Not at the moment. They even compare with facebook's algorithm (the proposed new algorithm seem to do much better thanks to inpainting).

felixyz · on April 11, 2020

The experience of Mark Twaine's shoes was worth it for me. So dapper.

amelius · on April 11, 2020

This would be great as a CSS scroll effect /s

muglug · on April 10, 2020

Very cool work, but it's a little jarring to see photos of segregation, war and famine being used to show off the algorithm (https://filebox.ece.vt.edu/~jbhuang/project/3DPhoto/3DPhoto_...)

robbrown451 · on April 11, 2020

I don't see the problem with it. I think their point is that they are important historical photos, and seeing them this way puts some new life in them and can enhance their emotional resonance.

It's not like they come off as "let's remember the good ol' days with the separate water fountains for the colored folks." Not to me anyway.

Robotbeat · on April 10, 2020

I'm not sure I agree. It seemed moving to me to see these historical pictures come alive. It did not seem in bad taste to me.

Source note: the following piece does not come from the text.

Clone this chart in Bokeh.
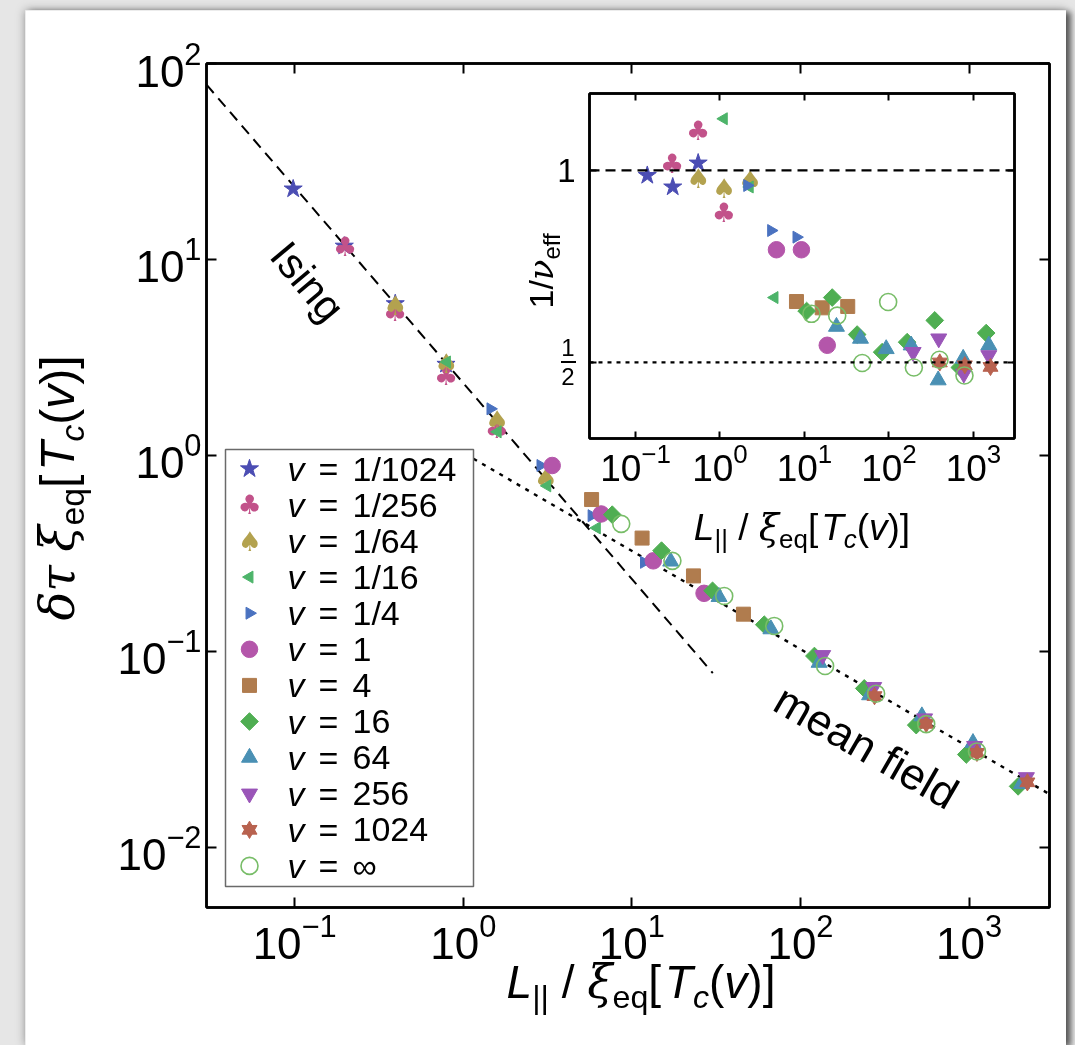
import math
from bokeh.plotting import figure
from bokeh.models import (Range1d, LinearScale, LogAxis, Label, FixedTicker,
                          CustomJSTickFormatter, Div, Span)
from bokeh.embed import file_html
from bokeh.resources import INLINE
from bokeh.core.properties import value

# ---------------- data ----------------
v_labels = ["1/1024", "1/256", "1/64", "1/16", "1/4", "1", "4", "16", "64", "256", "1024", "∞"]

# main panel: x = L_par / xi_eq[Tc(v)], y = delta tau * xi_eq[Tc(v)]
x_v1_1024 = [0.098, 0.197, 0.395, 0.79]
y_v1_1024 = [22.9, 11.7, 5.95, 2.92]
x_v1_256 = [0.199, 0.394, 0.79, 1.58]
y_v1_256 = [11.6, 5.41, 2.57, 1.37]
x_v1_64 = [0.394, 0.79, 1.58, 3.08]
y_v1_64 = [5.85, 2.94, 1.51, 0.76]
x_v1_16 = [0.80, 1.60, 3.15, 6.2]
y_v1_16 = [3.0, 1.32, 0.70, 0.427]
x_v1_4 = [1.45, 2.87, 5.77, 11.8]
y_v1_4 = [1.73, 0.889, 0.493, 0.285]
x_v1 = [3.37, 6.58, 13.4, 26.8]
y_v1 = [0.889, 0.503, 0.290, 0.198]
x_v4 = [5.77, 11.5, 23.2, 45.9]
y_v4 = [0.596, 0.379, 0.243, 0.155]
x_v16 = [7.65, 15.0, 30.1, 61.0, 121.0, 239.0, 486.0, 963.0, 1954.0]
y_v16 = [0.499, 0.327, 0.204, 0.137, 0.0948, 0.0648, 0.0421, 0.0298, 0.0205]
x_v64 = [17.0, 32.9, 66.8, 129.0, 257.0, 525.0, 1055.0, 2046.0]
y_v64 = [0.288, 0.190, 0.130, 0.0877, 0.0599, 0.0468, 0.0342, 0.0211]
x_v256 = [135.5, 272.0, 545.0, 1079.0, 2188.0]
y_v256 = [0.0957, 0.0658, 0.0455, 0.0329, 0.0228]
x_v1024 = [275.0, 557.0, 1114.0, 2218.0]
y_v1024 = [0.0592, 0.0427, 0.0304, 0.0215]
x_vinf = [8.65, 17.4, 35.3, 69.9, 140.0, 281.0, 557.0, 1114.0]
y_vinf = [0.448, 0.290, 0.192, 0.135, 0.0843, 0.0609, 0.0426, 0.0309]

# inset: x = L_par / xi_eq[Tc(v)], y = 1/nu_eff
ix_v1_1024 = [0.138, 0.276, 0.552]
iy_v1_1024 = [0.982, 0.942, 1.027]
ix_v1_256 = [0.272, 0.552, 1.11]
iy_v1_256 = [1.024, 1.155, 0.860]
ix_v1_64 = [0.552, 1.11, 2.25]
iy_v1_64 = [0.971, 0.936, 0.965]
ix_v1_16 = [1.11, 2.25, 4.42]
iy_v1_16 = [1.205, 0.942, 0.632]
ix_v1_4 = [2.10, 4.03, 8.04]
iy_v1_4 = [0.947, 0.805, 0.786]
ix_v1 = [4.66, 9.2, 18.6]
iy_v1 = [0.751, 0.751, 0.532]
ix_v4 = [8.04, 16.2, 32.5]
iy_v4 = [0.623, 0.609, 0.612]
ix_v16 = [10.6, 21.3, 42.0, 83.0, 164.0, 348.0, 689.0, 1413.0]
iy_v16 = [0.602, 0.632, 0.553, 0.519, 0.538, 0.582, 0.491, 0.556]
ix_v64 = [23.9, 46.0, 92.7, 183.0, 382.0, 755.0, 1518.0]
iy_v64 = [0.569, 0.545, 0.525, 0.532, 0.469, 0.507, 0.532]
ix_v256 = [193.0, 388.0, 768.0, 1518.0]
iy_v256 = [0.519, 0.545, 0.480, 0.513]
ix_v1024 = [399.0, 789.0, 1589.0]
iy_v1024 = [0.500, 0.495, 0.492]
ix_vinf = [12.1, 24.4, 48.2, 97.8, 197.0, 396.0, 782.0]
iy_vinf = [0.596, 0.592, 0.499, 0.622, 0.491, 0.505, 0.477]

# reference lines
ising_x = [0.03, 30.2]
ising_y = [78.0, 0.0776]
mf_x = [1.15, 3000.0]
mf_y = [0.963, 0.0187]
inv_nu_ising = 1.0
inv_nu_mf = 0.5

main_x = [x_v1_1024, x_v1_256, x_v1_64, x_v1_16, x_v1_4, x_v1, x_v4, x_v16, x_v64, x_v256, x_v1024, x_vinf]
main_y = [y_v1_1024, y_v1_256, y_v1_64, y_v1_16, y_v1_4, y_v1, y_v4, y_v16, y_v64, y_v256, y_v1024, y_vinf]
ins_x = [ix_v1_1024, ix_v1_256, ix_v1_64, ix_v1_16, ix_v1_4, ix_v1, ix_v4, ix_v16, ix_v64, ix_v256, ix_v1024, ix_vinf]
ins_y = [iy_v1_1024, iy_v1_256, iy_v1_64, iy_v1_16, iy_v1_4, iy_v1, iy_v4, iy_v16, iy_v64, iy_v256, iy_v1024, iy_vinf]

kinds = ["star", "club", "spade", "left", "right", "circle", "square", "diamond", "up", "down", "hexstar", "open"]
colors = ["#4b4db3", "#c2528a", "#b3a24f", "#4db46a", "#4a72c0", "#b456aa",
          "#b07c4e", "#4fae52", "#4a90b4", "#9a55b8", "#b8624f", "#78bd68"]

SANS = "Liberation Sans"
GREEK = "DejaVu Serif"
SYM = "DejaVu Sans"


def draw(fig, xs, ys, kind, color, **rk):
    n = len(xs)
    common = dict(fill_color=color, line_color=color, **rk)
    if kind == "star":
        fig.scatter(xs, ys, marker="star", size=19, **common)
    elif kind in ("club", "spade"):
        ch = "\u2663" if kind == "club" else "\u2660"
        fig.text(xs, ys, text=[ch] * n, text_font=value(SYM), text_font_size="27px",
                 text_color=color, text_align="center", text_baseline="middle", **rk)
    elif kind == "left":
        fig.scatter(xs, ys, marker="triangle", angle=math.pi / 2, size=12, **common)
    elif kind == "right":
        fig.scatter(xs, ys, marker="triangle", angle=-math.pi / 2, size=12, **common)
    elif kind == "circle":
        fig.scatter(xs, ys, marker="circle", size=16.5, **common)
    elif kind == "square":
        fig.scatter(xs, ys, marker="square", size=14, **common)
    elif kind == "diamond":
        fig.scatter(xs, ys, marker="square", angle=math.pi / 4, size=12.5, **common)
    elif kind == "up":
        fig.scatter(xs, ys, marker="triangle", size=16, **common)
    elif kind == "down":
        fig.scatter(xs, ys, marker="inverted_triangle", size=16, **common)
    elif kind == "hexstar":
        fig.scatter(xs, ys, marker="triangle", size=15, **common)
        fig.scatter(xs, ys, marker="inverted_triangle", size=15, **common)
    elif kind == "open":
        fig.scatter(xs, ys, marker="circle", size=17, fill_color=None, line_color=color,
                    line_width=1.6, **rk)


def style_axes(fig, font_size, tick_in, standoff):
    for ax in fig.axis:
        ax.axis_line_width = 2.5
        ax.axis_line_color = "black"
        ax.major_tick_line_width = 2
        ax.major_tick_line_color = "black"
        ax.major_tick_in = tick_in
        ax.major_tick_out = 0
        ax.minor_tick_line_color = None
        ax.major_label_text_font = SANS
        ax.major_label_text_font_size = font_size
        ax.major_label_text_color = "black"
        ax.major_label_standoff = standoff


def hide_labels(ax):
    ax.major_label_text_font_size = "1px"
    ax.major_label_text_color = None
    ax.major_label_standoff = 0


def sub(s):
    return f'<span style="font-size:70%;position:relative;top:0.3em">{s}</span>'


def it(s, greek=False):
    fam = f"font-family:'{GREEK}';" if greek else ""
    return f'<i style="{fam}">{s}</i>'


tail = it("ξ", True) + sub("eq") + "[<span style='margin-left:0.08em'></span>" + it("T") + sub(it("c")) + "(" + it("v") + ")]"
xlabel_html = it("L") + sub("||") + " / " + tail
ylabel_html = it("δτ", True) + "&nbsp;" + tail
inset_ylabel_html = "1/" + it("ν", True) + sub("eff")


def text_div(html, cx, cy_base, size, w, h, rotate=False):
    # cx, cy_base: centre along the text and baseline position (page pixels)
    inner = (f'<div style="width:{w}px;height:{h}px;line-height:{h}px;text-align:center;'
             f"font-family:'{SANS}';font-size:{size}px;color:black;white-space:nowrap\">{html}</div>")
    off = 0.3465 * size  # baseline lies this far below the middle of the line box
    st = {"position": "absolute", "margin": "0px"}
    if rotate:
        ccx, ccy = cy_base - off, cx  # here cx is the vertical centre, cy_base the baseline x
        st.update({"left": f"{ccx - w / 2:.1f}px", "top": f"{ccy - h / 2:.1f}px",
                   "transform": "rotate(-90deg)"})
    else:
        st.update({"left": f"{cx - w / 2:.1f}px", "top": f"{cy_base - off - h / 2:.1f}px"})
    return Div(text=inner, width=w, height=h, styles=st)


# ---------------- background ----------------
bg = Div(text="", width=1075, height=1045,
         styles={"position": "fixed", "left": "0px", "top": "0px", "margin": "0px",
                 "background-color": "#e6e6e6"})

# ---------------- main figure ----------------
p = figure(width=1041, height=1035, x_axis_type="log", y_axis_type="log",
           x_range=Range1d(0.03, 3000), y_range=Range1d(0.00494, 100),
           output_backend="svg", toolbar_location=None,
           min_border_left=181, min_border_right=17, min_border_top=53, min_border_bottom=138,
           border_fill_color="white", background_fill_color="white",
           outline_line_color="black", outline_line_width=2.5,
           styles={"position": "absolute", "left": "25px", "top": "10px", "margin": "0px",
                   "box-shadow": "0px 0px 9px rgba(0,0,0,0.35), 5px 2px 6px rgba(0,0,0,0.55)"})
p.grid.visible = False
p.extra_x_ranges = {"fx": Range1d(0, 843)}
p.extra_y_ranges = {"fy": Range1d(0, 844)}
p.extra_x_scales = {"fx": LinearScale()}
p.extra_y_scales = {"fy": LinearScale()}
top_ax = LogAxis()
right_ax = LogAxis()
p.add_layout(top_ax, "above")
p.add_layout(right_ax, "right")
style_axes(p, "44px", 10, 1)
hide_labels(top_ax)
hide_labels(right_ax)

p.line(ising_x, ising_y, line_color="black", line_width=2, line_dash="11 7")
p.line(mf_x, mf_y, line_color="black", line_width=2.4, line_dash="4 6")

# legend box (frame pixel coordinates)
p.quad(left=[19], right=[267], bottom=[21], top=[458], fill_color="white",
       line_color="#6a6a6a", line_width=1.5, x_range_name="fx", y_range_name="fy")
for i, (kind, col, lab) in enumerate(zip(kinds, colors, v_labels)):
    ry = 438.7 - 36.1 * i
    draw(p, [43], [ry], kind, col, x_range_name="fx", y_range_name="fy")
    p.add_layout(Label(x=81, y=ry, x_range_name="fx", y_range_name="fy", text="v",
                       text_font=SANS, text_font_style="italic", text_font_size="34px",
                       text_color="black", text_baseline="middle", text_align="left"))
    p.add_layout(Label(x=112, y=ry, x_range_name="fx", y_range_name="fy", text="=",
                       text_font=SANS, text_font_size="34px", text_color="black",
                       text_baseline="middle", text_align="left"))
    p.add_layout(Label(x=146, y=ry, x_range_name="fx", y_range_name="fy", text=lab,
                       text_font=SANS, text_font_size="34px", text_color="black",
                       text_baseline="middle", text_align="left"))

for xs, ys, kind, col in zip(main_x, main_y, kinds, colors):
    draw(p, xs, ys, kind, col)

p.add_layout(Label(x=101, y=626, x_range_name="fx", y_range_name="fy", text="Ising",
                   text_font=SANS, text_font_size="42px", text_align="center", text_color="black",
                   text_baseline="middle", angle=math.radians(-50)))
p.add_layout(Label(x=660, y=161, x_range_name="fx", y_range_name="fy", text="mean field",
                   text_font=SANS, text_font_size="44px", text_align="center", text_color="black",
                   text_baseline="middle", angle=math.radians(-30)))

# ---------------- inset figure ----------------
inset = figure(width=510, height=465, x_axis_type="log", y_axis_type="log",
               x_range=Range1d(0.02858, 3057), y_range=Range1d(0.38, 1.32),
               output_backend="svg", toolbar_location=None,
               min_border_left=69, min_border_right=16, min_border_top=13, min_border_bottom=107,
               border_fill_color=None, background_fill_color="white",
               outline_line_color="black", outline_line_width=2.5,
               styles={"position": "absolute", "left": "520px", "top": "80px", "margin": "0px"})
inset.grid.visible = False
itop = LogAxis()
iright = LogAxis()
inset.add_layout(itop, "above")
inset.add_layout(iright, "right")
style_axes(inset, "37px", 7, 0)
hide_labels(itop)
hide_labels(iright)
for ax in (inset.yaxis[0], iright):
    ax.ticker = FixedTicker(ticks=[inv_nu_mf, inv_nu_ising])
inset.yaxis[0].formatter = CustomJSTickFormatter(code="return tick > 0.75 ? '1' : ' ';")
inset.yaxis[0].major_label_standoff = 14
inset.yaxis[0].major_label_text_font_size = "33px"

inset.add_layout(Span(location=inv_nu_ising, dimension="width", line_color="black",
                      line_width=2.2, line_dash="10 6"))
inset.add_layout(Span(location=inv_nu_mf, dimension="width", line_color="black",
                      line_width=2.2, line_dash="4 5"))

for xs, ys, kind, col in zip(ins_x, ins_y, kinds, colors):
    draw(inset, xs, ys, kind, col)

# ---------------- axis titles (HTML text) ----------------
xlab = text_div(xlabel_html, 641, 998, 46, 440, 60)
ylab = text_div(ylabel_html, 488, 74, 48, 440, 62, rotate=True)
ixlab = text_div(xlabel_html, 802, 541, 37, 340, 50)
iylab = text_div(inset_ylabel_html, 271, 553, 34, 200, 50, rotate=True)
half = Div(text=("<div style=\"width:30px;font-family:'Liberation Sans';font-size:24px;"
                 "color:black;text-align:center\">"
                 "<div style='line-height:27px;height:27px'>1</div>"
                 "<div style='width:15px;margin:0 auto;border-top:2px solid black'></div>"
                 "<div style='line-height:27px;height:27px'>2</div></div>"),
           width=30, height=58,
           styles={"position": "absolute", "left": "553px", "top": "334px", "margin": "0px"})

open("out.html", "w").write(file_html([bg, p, inset, xlab, ylab, ixlab, iylab, half], INLINE))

jshevek · on April 11, 2020

The ensemble was effective in delivering an emotional impact. Its not often that a tech demo makes me feel such a range of emotions, moving me through profound sadness and hope. It left an impact far greater than typical marketing videos, giving me the subliminal impression (of which I am consciously skeptical) that this technology was meant for legit art.

freepor · on April 11, 2020

If they didn’t do stuff like this then the only purpose of these efforts would be to make your cat pics 0.1% more monetizable for Mark Zuckerberg. It’s the application to historical photos like this that is perhaps the most important result of this work.

peteretep · on April 11, 2020

These are some of humanity’s most important photos, because they show segregation, war, and famine. Bringing them to life arguably increases their impact.

craftinator · on April 11, 2020

Please do not allow me to see that which I do not want to see.

sp332 · on April 11, 2020

It's weird to use negative content in a promotional context. I agree with Robotbeat but it's still fair to say that it's "jarring".

jshevek · on April 11, 2020

Are you trying to paraphrase the parent? I disagree with the person you are responding to, but I feel you severely misrepresent what they actually said.